Last week, the BBC show Newsnight found itself in hot water, after its presenter Emily Maitlis was rebuked by the BBC for not showing due impartiality, when she opened the show with a broadside against Dominic Cummings and Boris Johnson.
You would think, therefore, that the programme would be on its best behaviour at the moment, and would make sure that it was reporting the facts correctly. Apparently not though. Yesterday evening, the programme included a segment in which it suggested that the UK’s daily death toll from Covid-19 was higher than every other country in the EU combined. The programme even displayed a graph prominently, to highlight the UK’s high death toll.
Unfortunately though, it appears the programme was using flawed data, particularly from Spain. This morning, the Financial Times reported that Spain has recently changed the way it reports coronavirus deaths to dramatically reduce its death toll. As the FT’s John Burn-Murdoch pointed out, this caused its daily numbers to drop from 283 to 1 overnight:

According to the paper, if England used the same method to calculate its coronavirus death toll, it would only have reported 20 new deaths yesterday.
None of this was checked by the Newsnight team though. Instead the programme pulled its data directly from Worldometer, a site which has been criticised as unreliable. According to Max Roser of OurWorldInData, the site frequently makes errors and does not provide sources for its claims.
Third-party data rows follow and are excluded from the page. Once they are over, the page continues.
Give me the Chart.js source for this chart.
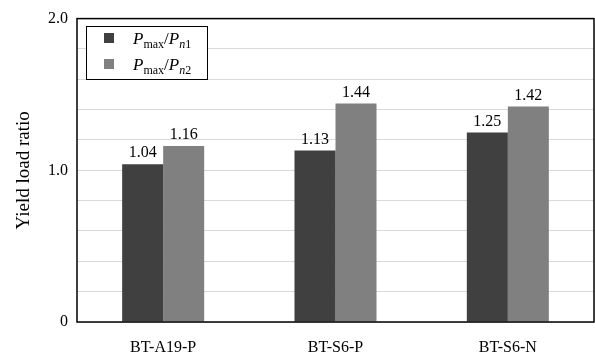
<!DOCTYPE html>
<html>
<head>
<meta charset="utf-8">
<script src="https://cdn.jsdelivr.net/npm/chart.js@4"></script>
<style>
  html, body { margin: 0; padding: 0; background: #fff; }
  #wrap { width: 595px; height: 353px; position: relative; }
</style>
</head>
<body>
<div id="wrap"><canvas id="ratio-chart"></canvas></div>
<script>
const specimens = ["BT-A19-P", "BT-S6-P", "BT-S6-N"];
const ratioN1 = [1.04, 1.13, 1.25];
const ratioN2 = [1.16, 1.44, 1.42];
const labelledTicks = [0, 1.0, 2.0];

const SERIF = "'Liberation Serif', 'Times New Roman', serif";
const DARK = "#404040";
const LIGHT = "#808080";

// Values printed above each bar
const barValues = {
    id: "barValues",
    afterDatasetsDraw(chart) {
        const ctx = chart.ctx;
        ctx.save();
        ctx.font = "16px " + SERIF;
        ctx.fillStyle = "#000";
        ctx.textAlign = "center";
        ctx.textBaseline = "bottom";
        chart.data.datasets.forEach((ds, i) => {
            chart.getDatasetMeta(i).data.forEach((bar, j) => {
                ctx.fillText(ds.data[j].toFixed(2), bar.x, bar.y - 3);
            });
        });
        ctx.restore();
    },
};

// Black frame round the plot area
const plotFrame = {
    id: "plotFrame",
    afterDraw(chart) {
        const { left, top, right, bottom } = chart.chartArea;
        const ctx = chart.ctx;
        ctx.save();
        ctx.strokeStyle = "#000";
        ctx.lineWidth = 1.5;
        ctx.strokeRect(left, top, right - left, bottom - top);
        ctx.restore();
    },
};

// Legend with P_max / P_n subscripts
function drawRatio(ctx, x, y, idx) {
    const big = "italic 17px " + SERIF;
    const sub = "12px " + SERIF;
    const subIt = "italic 12px " + SERIF;
    const parts = [
        [big, "P", 0],
        [sub, "max", 4],
        ["17px " + SERIF, "/", 0],
        [big, "P", 0],
        [subIt, "n", 4],
        [sub, idx, 4],
    ];
    parts.forEach(([font, text, dy]) => {
        ctx.font = font;
        ctx.fillText(text, x, y + dy);
        x += ctx.measureText(text).width;
    });
}

const ratioLegend = {
    id: "ratioLegend",
    afterDraw(chart) {
        const ctx = chart.ctx;
        const x0 = 86, y0 = 26, w = 121, h = 53;
        ctx.save();
        ctx.fillStyle = "#fff";
        ctx.fillRect(x0, y0, w, h);
        ctx.strokeStyle = "#000";
        ctx.lineWidth = 1;
        ctx.strokeRect(x0 + 0.5, y0 + 0.5, w, h);
        ctx.textBaseline = "alphabetic";
        ctx.textAlign = "left";
        const rows = [[DARK, "1", 38], [LIGHT, "2", 64]];
        rows.forEach(([color, idx, cy]) => {
            ctx.fillStyle = color;
            ctx.fillRect(104, cy - 5, 10, 10);
            ctx.fillStyle = "#000";
            drawRatio(ctx, 133, cy + 6, idx);
        });
        ctx.restore();
    },
};

function ratioChart() {
    const ctx = document.getElementById("ratio-chart").getContext("2d");

    const config = {
        type: "bar",
        data: {
            labels: specimens,
            datasets: [
                {
                    label: "Pmax/Pn1",
                    data: ratioN1,
                    backgroundColor: DARK,
                    borderWidth: 0,
                },
                {
                    label: "Pmax/Pn2",
                    data: ratioN2,
                    backgroundColor: LIGHT,
                    borderWidth: 0,
                },
            ],
        },
        options: {
            responsive: true,
            maintainAspectRatio: false,
            animation: false,
            layout: { padding: { top: 16, right: 1, left: 0, bottom: 0 } },
            datasets: {
                bar: { categoryPercentage: 0.476, barPercentage: 1 },
            },
            plugins: {
                legend: { display: false },
                tooltip: { enabled: false },
            },
            scales: {
                x: {
                    grid: { display: false },
                    border: { display: false },
                    ticks: {
                        color: "#000",
                        font: { family: SERIF, size: 16 },
                        padding: 8,
                    },
                    afterFit(scale) {
                        scale.height = 31;
                    },
                },
                y: {
                    min: 0,
                    max: 2.0,
                    grid: {
                        color: "#d9d9d9",
                        lineWidth: 1,
                        drawTicks: false,
                    },
                    border: { display: false },
                    ticks: {
                        stepSize: 0.2,
                        autoSkip: false,
                        color: "#000",
                        font: { family: SERIF, size: 16 },
                        padding: 9,
                        callback(value) {
                            const hit = labelledTicks.find((t) => Math.abs(t - value) < 1e-6);
                            if (hit === undefined) return "";
                            return hit === 0 ? "0" : hit.toFixed(1);
                        },
                    },
                    title: {
                        display: true,
                        text: "Yield load ratio",
                        color: "#000",
                        font: { family: SERIF, size: 19 },
                        padding: { top: 13, bottom: 0 },
                    },
                    afterFit(scale) {
                        scale.width = 77;
                    },
                },
            },
        },
        plugins: [barValues, plotFrame, ratioLegend],
    };

    new Chart(ctx, config);
}

document.addEventListener("DOMContentLoaded", ratioChart);
</script>
</body>
</html>
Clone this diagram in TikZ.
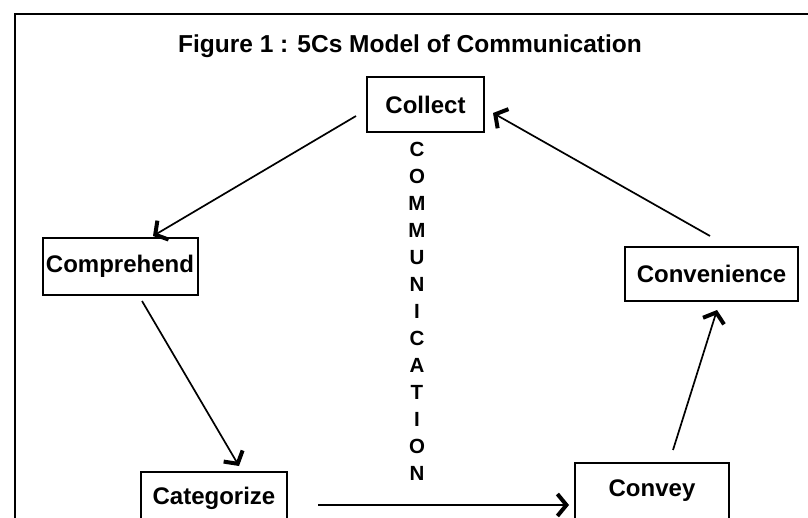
\documentclass[tikz,border=0pt]{standalone}
\usepackage{fontspec}
\setmainfont{Liberation Sans}
\usetikzlibrary{arrows.meta}
\tikzset{
  cbox/.style={draw, line width=2pt, inner sep=0pt,
    font=\bfseries\fontsize{24}{28}\selectfont},
  arr/.style={line width=1.7pt,
    -{Straight Barb[length=9pt,width=22pt,line width=4pt]}}
}
\begin{document}
\begin{tikzpicture}[x=1pt,y=1pt]
      \useasboundingbox (0,0) rectangle (808,-518);
      \draw[line width=2pt] (15,-518) -- (15,-14) -- (808,-14);
      \node[font=\bfseries\fontsize{24.5}{28}\selectfont] (title) at (410,-46) {Figure 1 : 5Cs Model of Communication};
      \node[cbox, minimum width=117pt, minimum height=55pt] (collect) at (425.5,-104.5) {Collect};
      \node[cbox, minimum width=155pt, minimum height=57pt] (comprehend) at (120,-266.5) {Comprehend};
      \node[cbox, minimum width=173pt, minimum height=54pt] (convenience) at (711.5,-274) {Convenience};
      \node[cbox, minimum width=146pt, minimum height=52pt] (categorize) at (214,-498) {Categorize};
      \node[cbox, minimum width=154pt, minimum height=56pt] (convey) at (652,-491) {Convey};
      \node[align=center, font=\bfseries\fontsize{20.5}{27}\selectfont] (word) at (417,-311)
        {C\\O\\M\\M\\U\\N\\I\\C\\A\\T\\I\\O\\N};
      \draw[arr] ([shift={(-10,-11.5)}]collect.west) -- ([shift={(33,1)}]comprehend.north);
      \draw[arr] ([shift={(22,-5)}]comprehend.south) -- ([shift={(25,5)}]categorize.north);
      \draw[arr] ([shift={(30,-7)}]categorize.east) -- ([shift={(-5,-14)}]convey.west);
      \draw[arr] ([shift={(21,12)}]convey.north) -- ([shift={(5.5,-8)}]convenience.south);
      \draw[arr] ([shift={(-1.5,10)}]convenience.north) -- ([shift={(8,-8.5)}]collect.east);
    \end{tikzpicture}
\end{document}
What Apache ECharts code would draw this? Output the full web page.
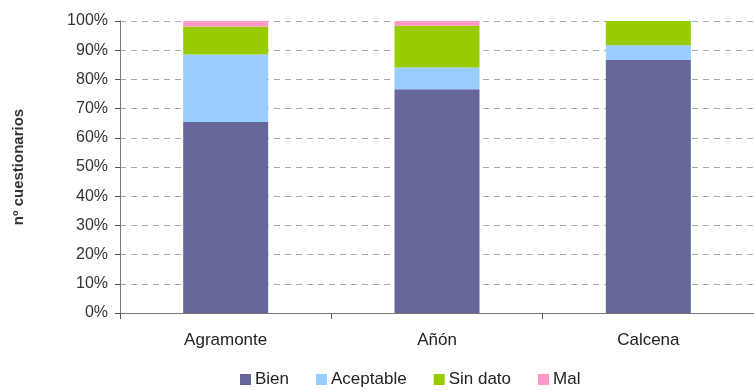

The UK’s death toll may still be higher than the EU’s of course, but that claim cannot be made by Newsnight based on the data it used last night. It also seems likely that if the programme failed to check its Spanish data, then it also failed to verify the statistics used by other countries as well.
In fairness, Newsnight’s Nicholas Watt did point out on the programme that it is very difficult to make international comparisons when looking at Covid data. But considering that Newsnight is meant to be a public service broadcaster which prizes accuracy over making eye-catching claims – and that it has a budget most media outlets can only dream of – is it really too much to ask for the programme to verify its data before broadcasting it to the world?